THE PROBLEM:
Quote all of the data that follows exactly as written, skipping the images.

--- Begin ---

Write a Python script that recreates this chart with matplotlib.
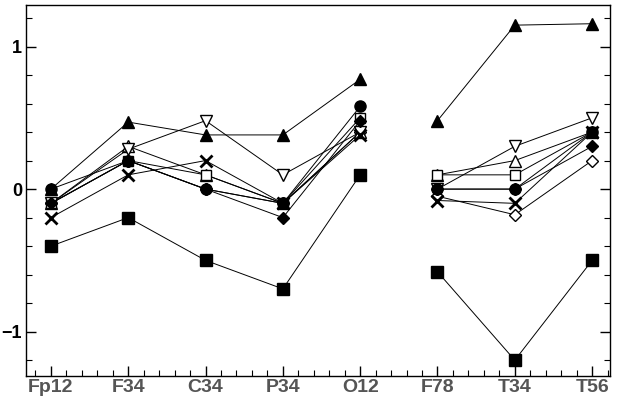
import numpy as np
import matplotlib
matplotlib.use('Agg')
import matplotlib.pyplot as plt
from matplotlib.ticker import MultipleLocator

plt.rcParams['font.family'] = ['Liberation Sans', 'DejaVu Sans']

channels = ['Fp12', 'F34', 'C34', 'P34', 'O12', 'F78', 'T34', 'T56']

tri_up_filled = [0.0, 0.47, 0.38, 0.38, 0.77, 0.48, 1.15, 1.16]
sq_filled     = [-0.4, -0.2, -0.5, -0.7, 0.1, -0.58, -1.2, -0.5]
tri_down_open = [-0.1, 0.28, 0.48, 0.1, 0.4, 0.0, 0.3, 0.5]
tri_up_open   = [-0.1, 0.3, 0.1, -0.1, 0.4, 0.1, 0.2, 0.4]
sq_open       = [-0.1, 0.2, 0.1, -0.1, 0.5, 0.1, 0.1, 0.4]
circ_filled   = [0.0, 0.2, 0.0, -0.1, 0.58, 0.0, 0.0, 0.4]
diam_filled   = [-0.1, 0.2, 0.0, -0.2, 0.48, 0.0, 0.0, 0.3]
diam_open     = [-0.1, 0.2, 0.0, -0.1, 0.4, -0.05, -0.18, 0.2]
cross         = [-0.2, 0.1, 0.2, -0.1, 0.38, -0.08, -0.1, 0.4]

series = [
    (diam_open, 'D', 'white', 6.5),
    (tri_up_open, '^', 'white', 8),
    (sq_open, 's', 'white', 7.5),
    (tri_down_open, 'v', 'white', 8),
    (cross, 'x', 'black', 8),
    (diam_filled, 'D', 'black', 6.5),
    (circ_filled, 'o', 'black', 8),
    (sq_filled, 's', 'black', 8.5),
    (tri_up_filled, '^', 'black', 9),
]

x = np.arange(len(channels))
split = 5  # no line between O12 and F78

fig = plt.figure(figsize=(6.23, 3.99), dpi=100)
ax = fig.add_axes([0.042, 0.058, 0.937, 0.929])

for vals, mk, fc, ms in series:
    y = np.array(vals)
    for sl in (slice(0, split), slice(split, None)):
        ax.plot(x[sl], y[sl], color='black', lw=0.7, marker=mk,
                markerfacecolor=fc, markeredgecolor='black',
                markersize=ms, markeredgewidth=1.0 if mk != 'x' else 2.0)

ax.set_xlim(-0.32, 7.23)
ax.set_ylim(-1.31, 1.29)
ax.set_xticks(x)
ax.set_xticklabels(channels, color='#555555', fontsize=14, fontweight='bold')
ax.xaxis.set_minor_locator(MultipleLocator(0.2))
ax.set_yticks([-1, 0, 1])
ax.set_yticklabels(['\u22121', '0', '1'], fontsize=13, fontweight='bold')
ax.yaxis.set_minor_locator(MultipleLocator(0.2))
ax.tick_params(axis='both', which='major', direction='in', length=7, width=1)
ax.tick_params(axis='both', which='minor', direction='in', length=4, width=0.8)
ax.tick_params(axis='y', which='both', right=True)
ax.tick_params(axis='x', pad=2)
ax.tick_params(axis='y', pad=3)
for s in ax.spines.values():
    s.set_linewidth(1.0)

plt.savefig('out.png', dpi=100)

--- End ---

THE SOLUTION:
Write a Python script that recreates this chart with matplotlib.
import numpy as np
import matplotlib
matplotlib.use('Agg')
import matplotlib.pyplot as plt
from matplotlib.ticker import MultipleLocator

plt.rcParams['font.family'] = ['Liberation Sans', 'DejaVu Sans']

channels = ['Fp12', 'F34', 'C34', 'P34', 'O12', 'F78', 'T34', 'T56']

tri_up_filled = [0.0, 0.47, 0.38, 0.38, 0.77, 0.48, 1.15, 1.16]
sq_filled     = [-0.4, -0.2, -0.5, -0.7, 0.1, -0.58, -1.2, -0.5]
tri_down_open = [-0.1, 0.28, 0.48, 0.1, 0.4, 0.0, 0.3, 0.5]
tri_up_open   = [-0.1, 0.3, 0.1, -0.1, 0.4, 0.1, 0.2, 0.4]
sq_open       = [-0.1, 0.2, 0.1, -0.1, 0.5, 0.1, 0.1, 0.4]
circ_filled   = [0.0, 0.2, 0.0, -0.1, 0.58, 0.0, 0.0, 0.4]
diam_filled   = [-0.1, 0.2, 0.0, -0.2, 0.48, 0.0, 0.0, 0.3]
diam_open     = [-0.1, 0.2, 0.0, -0.1, 0.4, -0.05, -0.18, 0.2]
cross         = [-0.2, 0.1, 0.2, -0.1, 0.38, -0.08, -0.1, 0.4]

series = [
    (diam_open, 'D', 'white', 6.5),
    (tri_up_open, '^', 'white', 8),
    (sq_open, 's', 'white', 7.5),
    (tri_down_open, 'v', 'white', 8),
    (cross, 'x', 'black', 8),
    (diam_filled, 'D', 'black', 6.5),
    (circ_filled, 'o', 'black', 8),
    (sq_filled, 's', 'black', 8.5),
    (tri_up_filled, '^', 'black', 9),
]

x = np.arange(len(channels))
split = 5  # no line between O12 and F78

fig = plt.figure(figsize=(6.23, 3.99), dpi=100)
ax = fig.add_axes([0.042, 0.058, 0.937, 0.929])

for vals, mk, fc, ms in series:
    y = np.array(vals)
    for sl in (slice(0, split), slice(split, None)):
        ax.plot(x[sl], y[sl], color='black', lw=0.7, marker=mk,
                markerfacecolor=fc, markeredgecolor='black',
                markersize=ms, markeredgewidth=1.0 if mk != 'x' else 2.0)

ax.set_xlim(-0.32, 7.23)
ax.set_ylim(-1.31, 1.29)
ax.set_xticks(x)
ax.set_xticklabels(channels, color='#555555', fontsize=14, fontweight='bold')
ax.xaxis.set_minor_locator(MultipleLocator(0.2))
ax.set_yticks([-1, 0, 1])
ax.set_yticklabels(['\u22121', '0', '1'], fontsize=13, fontweight='bold')
ax.yaxis.set_minor_locator(MultipleLocator(0.2))
ax.tick_params(axis='both', which='major', direction='in', length=7, width=1)
ax.tick_params(axis='both', which='minor', direction='in', length=4, width=0.8)
ax.tick_params(axis='y', which='both', right=True)
ax.tick_params(axis='x', pad=2)
ax.tick_params(axis='y', pad=3)
for s in ax.spines.values():
    s.set_linewidth(1.0)

plt.savefig('out.png', dpi=100)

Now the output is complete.